Il convitato in vestaglia
La ripresa della produzione di Don Giovanni firmata da Jean-Louis Martinoty conferma un'impostazione frammentaria, compensata dal passo incalzante della concertazione di Antonello Manacorda. Luci e ombre nel cast per un'applaudita serata di repertorio.
VIENNA, 17 marzo 2019 - Nella stagione che celebra i centocinquanta anni dall’inaugurazione dell’attuale Wiener Staatsoper, torna, come spesso è accaduto, sul palcoscenico del massimo teatro viennese la prima opera che in assoluto fu qui rappresentata: Don Giovanni.
Qualche tempo fa avevamo già auto ventura di assistere all’allestimento di Jean-Louis Martinoty, che sicuramente desidera puntare su un concetto di irreale, con delle scene destrutturate e dei costumi assai poco uniformi per caratterizzazione; tuttavia l'intuizione appare, anche vedendo la produzione una seconda volta, un’incompiuta, con molte idee già viste e poco legate fra loro. La recitazione dei cantanti è affidata, al contrario, a una sostanziale tradizione, con poche trovate originali. L’unico appunto relativo ai movimenti si può attribuire all’ingresso del Commendatore nel finale. Lo spettro del padre di Donna Anna non è inquietante, opprimente; la manifestazione di un perturbante che tormenta Don Giovanni fin dal duello iniziale: è un signore in vestaglia che esce dalla tomba in vestaglia e discende goffamente sulla tavola del libertino. Poco altro da aggiungere su uno spettacolo assai noto e che presto verrà sostituito dalla dirigenza viennese.
La concertazione di Antonello Manacorda aiuta a conferire fluidità a uno spettacolo che, sul piano registico, ne avrebbe poca.
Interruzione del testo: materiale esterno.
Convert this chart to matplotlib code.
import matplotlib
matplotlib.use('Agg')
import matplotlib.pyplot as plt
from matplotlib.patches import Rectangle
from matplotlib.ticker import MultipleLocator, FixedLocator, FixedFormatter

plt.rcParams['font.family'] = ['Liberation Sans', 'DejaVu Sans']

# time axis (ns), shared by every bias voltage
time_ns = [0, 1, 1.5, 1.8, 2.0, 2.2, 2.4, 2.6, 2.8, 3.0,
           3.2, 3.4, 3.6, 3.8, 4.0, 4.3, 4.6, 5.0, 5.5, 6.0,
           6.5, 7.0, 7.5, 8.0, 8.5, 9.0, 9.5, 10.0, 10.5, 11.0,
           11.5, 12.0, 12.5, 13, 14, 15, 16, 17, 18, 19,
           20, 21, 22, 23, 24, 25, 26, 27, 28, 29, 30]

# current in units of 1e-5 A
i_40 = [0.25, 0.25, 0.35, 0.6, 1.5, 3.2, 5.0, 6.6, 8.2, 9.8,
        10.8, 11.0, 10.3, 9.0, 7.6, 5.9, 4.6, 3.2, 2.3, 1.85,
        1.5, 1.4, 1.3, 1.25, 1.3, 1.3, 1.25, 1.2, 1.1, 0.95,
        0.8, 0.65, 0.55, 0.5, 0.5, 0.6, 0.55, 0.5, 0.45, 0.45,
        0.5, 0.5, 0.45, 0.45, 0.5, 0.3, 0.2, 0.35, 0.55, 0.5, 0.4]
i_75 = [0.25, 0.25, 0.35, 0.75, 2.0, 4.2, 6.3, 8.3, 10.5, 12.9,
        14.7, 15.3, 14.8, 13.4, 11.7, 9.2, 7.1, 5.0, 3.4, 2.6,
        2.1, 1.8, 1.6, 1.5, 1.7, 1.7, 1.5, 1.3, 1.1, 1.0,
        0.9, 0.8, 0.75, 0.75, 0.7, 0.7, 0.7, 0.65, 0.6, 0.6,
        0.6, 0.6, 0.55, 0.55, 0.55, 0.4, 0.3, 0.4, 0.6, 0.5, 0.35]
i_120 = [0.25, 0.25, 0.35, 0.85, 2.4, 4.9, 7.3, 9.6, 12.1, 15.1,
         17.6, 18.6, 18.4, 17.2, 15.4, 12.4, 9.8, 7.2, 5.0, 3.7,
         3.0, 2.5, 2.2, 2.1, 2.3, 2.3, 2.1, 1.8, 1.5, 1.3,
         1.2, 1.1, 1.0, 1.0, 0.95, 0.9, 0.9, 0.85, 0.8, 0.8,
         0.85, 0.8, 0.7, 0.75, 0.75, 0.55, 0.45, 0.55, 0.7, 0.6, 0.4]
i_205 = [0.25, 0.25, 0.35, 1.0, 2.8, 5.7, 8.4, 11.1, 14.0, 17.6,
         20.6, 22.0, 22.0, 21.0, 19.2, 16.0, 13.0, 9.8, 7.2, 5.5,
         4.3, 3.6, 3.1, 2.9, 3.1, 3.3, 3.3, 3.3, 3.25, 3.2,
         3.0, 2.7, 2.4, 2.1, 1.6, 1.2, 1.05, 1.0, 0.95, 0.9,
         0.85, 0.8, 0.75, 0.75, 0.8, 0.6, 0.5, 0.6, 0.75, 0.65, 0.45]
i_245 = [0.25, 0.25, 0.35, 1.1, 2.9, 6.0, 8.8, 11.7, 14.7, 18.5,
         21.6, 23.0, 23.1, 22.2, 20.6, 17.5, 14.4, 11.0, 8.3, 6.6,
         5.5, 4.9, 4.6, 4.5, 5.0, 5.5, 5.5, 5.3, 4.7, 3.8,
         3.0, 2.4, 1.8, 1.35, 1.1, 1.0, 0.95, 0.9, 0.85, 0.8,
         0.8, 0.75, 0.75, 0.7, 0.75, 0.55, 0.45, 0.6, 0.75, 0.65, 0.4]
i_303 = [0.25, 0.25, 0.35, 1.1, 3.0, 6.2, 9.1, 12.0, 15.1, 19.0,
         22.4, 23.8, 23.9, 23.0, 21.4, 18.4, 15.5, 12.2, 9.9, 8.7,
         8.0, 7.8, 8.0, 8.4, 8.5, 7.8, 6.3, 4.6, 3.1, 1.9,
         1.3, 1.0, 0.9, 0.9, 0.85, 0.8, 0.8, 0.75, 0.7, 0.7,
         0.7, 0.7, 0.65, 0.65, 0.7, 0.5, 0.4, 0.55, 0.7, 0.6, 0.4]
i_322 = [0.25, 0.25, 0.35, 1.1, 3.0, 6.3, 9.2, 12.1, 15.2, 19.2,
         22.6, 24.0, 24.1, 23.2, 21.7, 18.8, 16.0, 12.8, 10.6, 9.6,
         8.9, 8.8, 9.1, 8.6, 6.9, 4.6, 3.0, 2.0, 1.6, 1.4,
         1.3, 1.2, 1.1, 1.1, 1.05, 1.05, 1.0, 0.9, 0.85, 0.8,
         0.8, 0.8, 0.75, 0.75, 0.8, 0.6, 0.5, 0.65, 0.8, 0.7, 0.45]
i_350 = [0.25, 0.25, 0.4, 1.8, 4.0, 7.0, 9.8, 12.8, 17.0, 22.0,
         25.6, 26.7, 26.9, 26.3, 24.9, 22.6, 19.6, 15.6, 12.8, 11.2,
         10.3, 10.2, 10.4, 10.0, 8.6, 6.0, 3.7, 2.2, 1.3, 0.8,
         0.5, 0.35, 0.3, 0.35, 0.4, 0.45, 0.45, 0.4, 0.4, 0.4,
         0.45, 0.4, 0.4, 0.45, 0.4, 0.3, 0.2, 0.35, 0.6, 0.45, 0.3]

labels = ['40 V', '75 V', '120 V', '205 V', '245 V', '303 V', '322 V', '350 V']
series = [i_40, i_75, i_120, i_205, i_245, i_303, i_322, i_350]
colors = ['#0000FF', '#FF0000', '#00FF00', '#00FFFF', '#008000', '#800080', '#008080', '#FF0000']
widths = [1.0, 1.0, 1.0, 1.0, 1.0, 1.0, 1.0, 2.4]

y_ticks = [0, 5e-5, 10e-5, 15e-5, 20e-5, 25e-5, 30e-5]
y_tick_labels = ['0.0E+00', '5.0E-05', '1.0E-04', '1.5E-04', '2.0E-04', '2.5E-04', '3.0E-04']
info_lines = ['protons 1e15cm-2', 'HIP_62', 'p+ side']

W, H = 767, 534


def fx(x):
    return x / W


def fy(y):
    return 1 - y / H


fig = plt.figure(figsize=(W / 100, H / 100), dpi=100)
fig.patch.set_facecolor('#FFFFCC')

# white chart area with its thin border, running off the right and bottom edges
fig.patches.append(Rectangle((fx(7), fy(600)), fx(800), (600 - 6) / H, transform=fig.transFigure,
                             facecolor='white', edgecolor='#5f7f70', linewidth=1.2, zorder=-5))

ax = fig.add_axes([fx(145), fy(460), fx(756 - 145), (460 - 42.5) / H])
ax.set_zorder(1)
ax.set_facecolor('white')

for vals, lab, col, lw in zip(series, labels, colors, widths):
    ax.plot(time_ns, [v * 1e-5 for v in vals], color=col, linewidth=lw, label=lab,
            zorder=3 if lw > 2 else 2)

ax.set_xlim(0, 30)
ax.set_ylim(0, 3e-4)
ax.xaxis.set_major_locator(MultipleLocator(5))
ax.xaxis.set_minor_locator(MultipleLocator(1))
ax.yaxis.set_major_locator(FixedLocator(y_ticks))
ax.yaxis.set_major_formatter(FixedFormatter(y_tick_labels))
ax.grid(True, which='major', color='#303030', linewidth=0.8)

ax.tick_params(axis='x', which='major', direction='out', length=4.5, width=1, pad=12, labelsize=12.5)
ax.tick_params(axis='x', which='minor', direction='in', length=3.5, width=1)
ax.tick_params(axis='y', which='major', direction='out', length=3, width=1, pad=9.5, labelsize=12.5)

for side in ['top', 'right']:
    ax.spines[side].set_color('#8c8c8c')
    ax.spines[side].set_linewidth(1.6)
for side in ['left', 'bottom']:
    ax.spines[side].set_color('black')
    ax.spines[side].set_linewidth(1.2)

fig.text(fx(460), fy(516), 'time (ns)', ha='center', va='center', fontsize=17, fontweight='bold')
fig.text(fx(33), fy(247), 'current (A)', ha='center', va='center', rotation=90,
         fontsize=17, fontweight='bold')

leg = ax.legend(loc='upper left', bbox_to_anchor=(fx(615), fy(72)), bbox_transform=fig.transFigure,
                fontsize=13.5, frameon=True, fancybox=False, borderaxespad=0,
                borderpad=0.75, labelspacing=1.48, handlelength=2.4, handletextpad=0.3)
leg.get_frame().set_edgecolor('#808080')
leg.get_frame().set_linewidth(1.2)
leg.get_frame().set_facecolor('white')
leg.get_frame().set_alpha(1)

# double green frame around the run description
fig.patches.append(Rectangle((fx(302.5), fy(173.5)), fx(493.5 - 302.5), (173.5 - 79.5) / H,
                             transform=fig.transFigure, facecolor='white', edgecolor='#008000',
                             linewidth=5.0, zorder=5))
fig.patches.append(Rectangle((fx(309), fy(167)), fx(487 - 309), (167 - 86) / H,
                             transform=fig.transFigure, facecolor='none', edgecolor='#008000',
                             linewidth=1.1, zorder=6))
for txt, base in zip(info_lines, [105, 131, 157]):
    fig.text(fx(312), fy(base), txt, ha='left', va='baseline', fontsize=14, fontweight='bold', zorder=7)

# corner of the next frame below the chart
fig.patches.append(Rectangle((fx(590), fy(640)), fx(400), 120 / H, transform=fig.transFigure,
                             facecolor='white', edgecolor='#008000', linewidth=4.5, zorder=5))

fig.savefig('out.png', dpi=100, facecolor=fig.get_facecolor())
I numeri si susseguono incalzanti con un’agogica assai serrata: l’orchestra risponde bene e teatralmente la linea scelta dal direttore funziona. L’insieme dell’opera ne guadagna, perlomeno in questo contesto. Buone le dinamiche, più tradizionali, ma conformi alla scelta interpretativa.
Peter Mattei è un buon Don Giovanni, molto disinvolto nella recitazione e sicuro vocalmente. Dispiace solo per qualche piccola difficoltà nel seguire i tempi del concertatore (qui effettivamente fin troppo celeri) in “Fin c’han dal vino”.
Jinxu Xiahou (Don Ottavio) ha una bella voce e discreta musicalità. Il fraseggio è corretto nell’accentazione e così l’emissione nei pianissimi, come nell’impeto. Peccato per numerosi inciampi nella pronuncia del testo di Da Ponte, specialmente in “Dalla sua pace”, musicalmente ben eseguita.
Bene la Donna Elvira di Véronique Gens, brava attrice, canta adeguatamente e fraseggia con gusto. Migliore del cast è il Leporello di Adam Plachetka (che avevamo visto come Don Giovanni nella scorsa edizione), a suo agio nella tessitura mozartiana, attore spigliato e sicuro musicista. Di lui, nonostante non canti molto in Italia, è da sottolineare la precisione nella dizione.
Delude la Donna Anna di Olga Peretyatko, che sopperisce a un peso vocale assai esile con un’accentazione che la porta lontana dallo stile mozartiano. Talvolta alcuni suoni risultano gonfiati e l’intonazione non è sempre precisa. Nell’aria del secondo atto trova grande difficoltà nella gestione dei fiati e nell’esecuzione di agilità che sovente vengono aspirate.
Parimenti la Zerlina di Daniela Fally risulta cantante non adatta a spazi ampi come quelli della Wiener Staatsoper a causa di un peso vocale insufficiente e, seppur musicalmente è corretta, non riesce a spandere il suono per l’intero ambiente.
Completavano il cast il bravo Masetto di Peter Kellner e il Commendatore dell’esperto Dan Paul Dumitrescu.
Bene il coro della Staatsoper, diretto nell’occasione da Martin Schebesta.
Per la parte visiva, oltre al regista Jean-Louis Martinoty, ricordiamo le scene di Hans Schavernoch e i costumi di Yan Tax. Le luci erano di Fabrice Kebour.
Al termine la serata riscuote un buon successo da parte di un pubblico principalmente composto da turisti, assai divertiti dalle vicende Burlador di Siviglia raccontato da Mozart e Da Ponte.